Material-agnostic, robust non-resonant schemes for creating light-induced Chern insulators have been theoretically developed, using light with polarization states tailored to the symmetry of the lattice. The schemes were shown to work for various graphene-like materials – both pristine graphene and gapped systems. Detailed analysis was done for pristine graphene, hexagonal Boron Nitride, and MoS2. Generation of valley-selective excitations in all of these materials has been theoretically found.
Our investigation has shown that even linearly polarized fields have been found to generate valley-selective excitation and light-induced topology in graphene-type materials. In particular, the impact of the orbital angular momentum of light on the topological state of a 2D quantum material has been analysed and a new scheme for Chern number engineering has been theoretically developed. The scheme explicitly takes advantage of controlled OAM of a light beam.
As observable, high harmonic generation has been shown to provide sub-femtosecond-resolved information about light-induced topological state and valley-selective excitations. Interestingly, and somewhat unexpectedly, high harmonic radiation generated in intense light-matter interaction was found to have quantum photon statistics that reflects the quantum system dynamics, suggesting a possible new route for mapping out quantum material response.
Experimental work included establishing a framework to prepare and to diagnose quantum materials, setup of cutting-edge light sources with waveform control and polarization patterning capabilities, setup and test of new diagnostics methodologies that are field sensitive.

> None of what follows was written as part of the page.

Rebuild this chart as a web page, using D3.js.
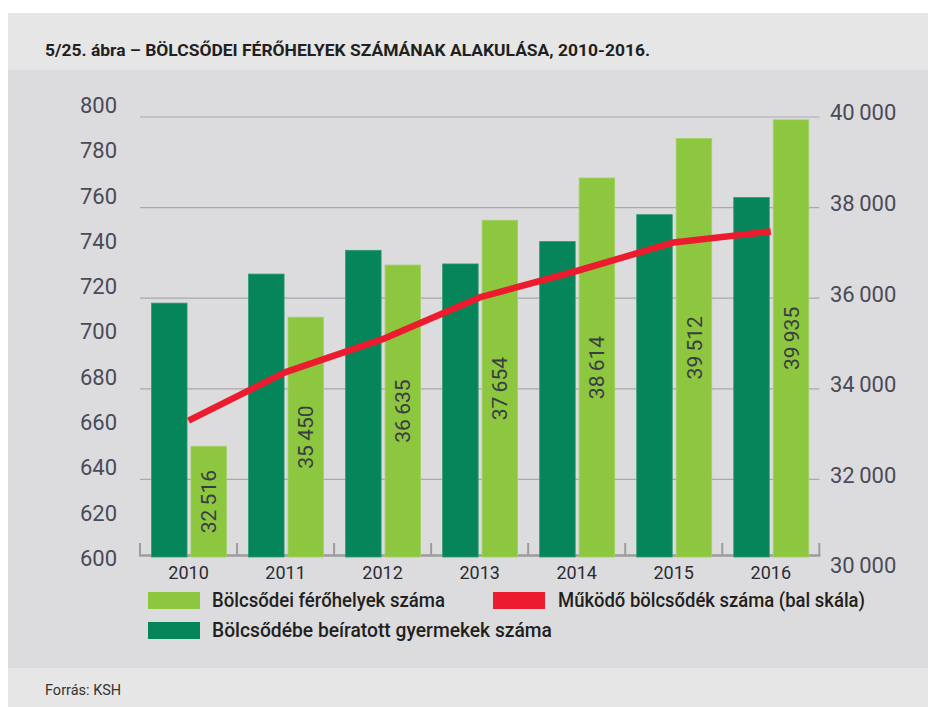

Angle-resolved high-harmonic photoelectron spectroscopy established new experimental observables for probing topological properties.
Unexpected and unforeseen results: A new type of light -- synthetic chiral light -- has been found to arise from the presence of longitudinal field component in multi-color structured vortex beams. These beams are envisioned as the key tool for patterning light-induced topology. The unique properties of this light in the interaction with chiral matter have been identified, leading to giant enantio-sensitive signals.
The work performed so far resulted in publications in high-profile journals: Nature Physics, Nature Photonics, Nature Communications, Optica.